Question

1. This study (work sampling*) is focusing on machine operations. Using the following data,

1. Categorize the events into the interesting activities such as machine idle (I), machine servicing (S).

   Observed Data	Categorize         √ S (Service) I (Idle)	Number of Observation
   Machine Running	S or I	222
   Remove Scrap	S or I	48
   Change tool	S or I	17
   Change material	S or I	60
   Adjust die	S or I	23
   Wait for maintenance service	S or I	53
   Wait for next material	S or I	25

2. What % (p) of the time Machine is down (not idle but “serviced by the operator”) roughly?
3. An analyst determined that the machining time (Tm) per piece was 40min. What is the actual production for the one machine supervised by one operator for an 8-hour shift given the above conditions?
4. What is the unit cost ? The operator is paid $10.00/hr and each machine costs $20.00/hr for power and supplies.
5. Since there is so much lost production due to idle time, management is considering assigning another machine to the first operator. There are three approaches or choices: i) Assign Machines #1 to the first operator and Machines #2 to the second operator, or ii) have both operators help each other and service all two machines as needed. iii) Assign Machines #1 and #2 to the first operator and don’t assign a second operator. Which choice is best, i.e. lowest unit cost?

Answer 1

ANSWER :

a)

Machine Idle (I): these are the events during which neither the machine is operating nor it is getting serviced. So there are two processes when machine was ideal.
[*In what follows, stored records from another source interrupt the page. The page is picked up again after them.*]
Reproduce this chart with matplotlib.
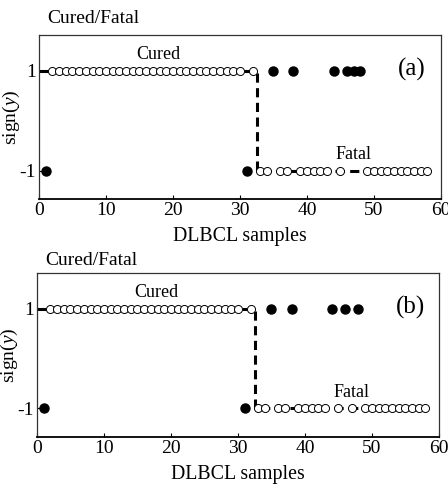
import numpy as np
import matplotlib
matplotlib.use('Agg')
import matplotlib.pyplot as plt

plt.rcParams['font.family'] = ['Liberation Serif', 'DejaVu Serif']
plt.rcParams['mathtext.fontset'] = 'custom'
plt.rcParams['mathtext.it'] = 'Liberation Serif:italic'
plt.rcParams['mathtext.rm'] = 'Liberation Serif'

# DLBCL samples 1..58: 32 cured (+1), 26 fatal (-1)
samples = np.arange(1, 59)
true_label = np.array([1] * 32 + [-1] * 26)

# misclassified samples for each panel
wrong_a = [1, 31, 35, 38, 44, 46, 47, 48]
wrong_b = [1, 31, 35, 38, 44, 46, 48]

panels = ['(a)', '(b)']
wrong_sets = [wrong_a, wrong_b]

x_ticks = [0, 10, 20, 30, 40, 50, 60]
y_ticks = [-1, 1]
y_ticklabels = ['-1', '1']

# axes positions [left, bottom, width, height] in figure fraction
positions = [[0.087, 0.5955, 0.897, 0.3333],
             [0.0826, 0.1118, 0.897, 0.3333]]
title_y = [0.963, 0.47]

fig = plt.figure(figsize=(4.48, 4.92), dpi=100)

for k in range(2):
    ax = fig.add_axes(positions[k])
    wrong = np.isin(samples, wrong_sets[k])
    pred = np.where(wrong, -true_label, true_label)

    # true label as dashed step line
    xs = np.r_[0, samples]
    ys = np.r_[true_label[0], true_label]
    ax.plot(xs, ys, drawstyle='steps-mid', color='black', lw=2.2,
            dashes=(3, 1.8), zorder=1)

    ax.plot(samples[~wrong], pred[~wrong], 'o', ms=5.8, mfc='white',
            mec='black', mew=0.7, ls='none', zorder=2)
    ax.plot(samples[wrong], pred[wrong], 'o', ms=6.5, mfc='black',
            mec='black', ls='none', zorder=3)

    ax.set_xlim(0, 60)
    ax.set_ylim(-1.57, 1.71)
    ax.set_xticks(x_ticks)
    ax.set_yticks(y_ticks)
    ax.set_yticklabels(y_ticklabels)
    ax.tick_params(direction='in', labelsize=14, length=3, width=0.8, pad=2)
    for s in ax.spines.values():
        s.set_linewidth(0.9)
        s.set_color('#333333')
    ax.spines['bottom'].set_color('black')
    ax.spines['bottom'].set_linewidth(1.3)

    ax.set_xlabel('DLBCL samples', fontsize=14.3, labelpad=6)
    ax.set_ylabel(r'sign($y$)', fontsize=14)
    ax.yaxis.set_label_coords(-0.043, 0.5)

    ax.text(17.8, 1.32, 'Cured', fontsize=13, ha='center', va='center')
    ax.text(46.9, -0.68, 'Fatal', fontsize=13, ha='center', va='center')
    ax.text(55.7, 1.02, panels[k], fontsize=18, ha='center', va='center')

    fig.text(positions[k][0] + 0.018, title_y[k], 'Cured/Fatal',
             fontsize=14, ha='left', va='center')

plt.savefig('out.png', dpi=100)
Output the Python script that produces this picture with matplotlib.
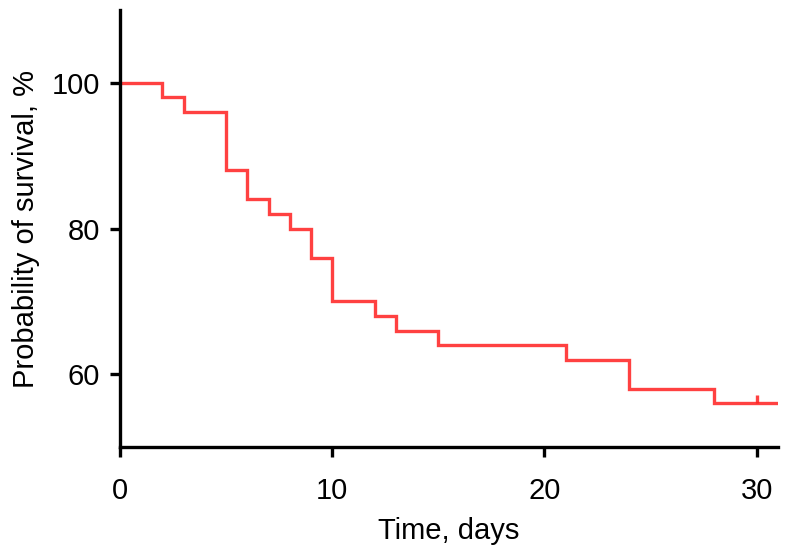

Machine Ideal events = wait for maintenance service + wait for next material = 53 + 25 = 78 observations

Machine servicing (S): These are the events when machine goes through overhaul activities.

Machine servicing (S) = Remove scrap + change tool + change material + adjust die

Machine servicing (S) = 48 + 17 + 12 + 23 = 100 observations

b)

Machine service (S) = Remove scrap + change tool + change material + adjust die

Machine service (S) = 48 + 17 + 60 + 23 = 148 observations.

Total machine observations = 222 + 48 + 17 + 60 + 23 + 53 + 25 = 448 observations.

Percent of time machine is down (Not Idle but serviced by the operator):

P% = [Machine service (S) / Total machine observations] x 100 percent

P % = [148/448] x 100 %

P% = 33.03 Percent

c)

Machine time per piece = 40 Min

Supervisor time = 8 hour per shift

Actual production for one machine = machine capacity

= operating hours x operating rate x number of machines

= (40/60) Hours x 8 hours per shift x 1

= 5.36

Thus actual production for one machine is approximately 5 units.

d)

Unit cost = [operator’s payment + machine cost for power and supplies] / total units produced per hour

Unit cost = [$10 + $20] / 5.36

Unit Cost = 30 / 5.36 = $5.6

e)

Assign machine 1 to first operator and machine 2 to second operator = unit cost of machine 1 and unit cost of machine 2

= {[$10 + $20] / 5.36} + {[$10 + $20] / 5.36}

Unit cost = $11.2

Have both operators help each other and service all two machines as needed. This choice will result into no production in the event of both the machine breakdown

Unitl cost = [$10 + $20] for operator 1 + [$10 + $20] for operator 2

Unit cost = $60

Assign machine 1 & 2 to the first operator and don’t assign second operator = unit cost of machine 1 and 2 keeping operator constant

= {$10 + ($ 20 x 2)} / 5.36

Unit cost = $9.32

Thus from above calculations, Third choice is the best where machine 1 & 2 is assigned to the first operator and second operator is not assigned with the machine since the unit cost of this choice is $9.32 which is less than the unit cost of other two choices.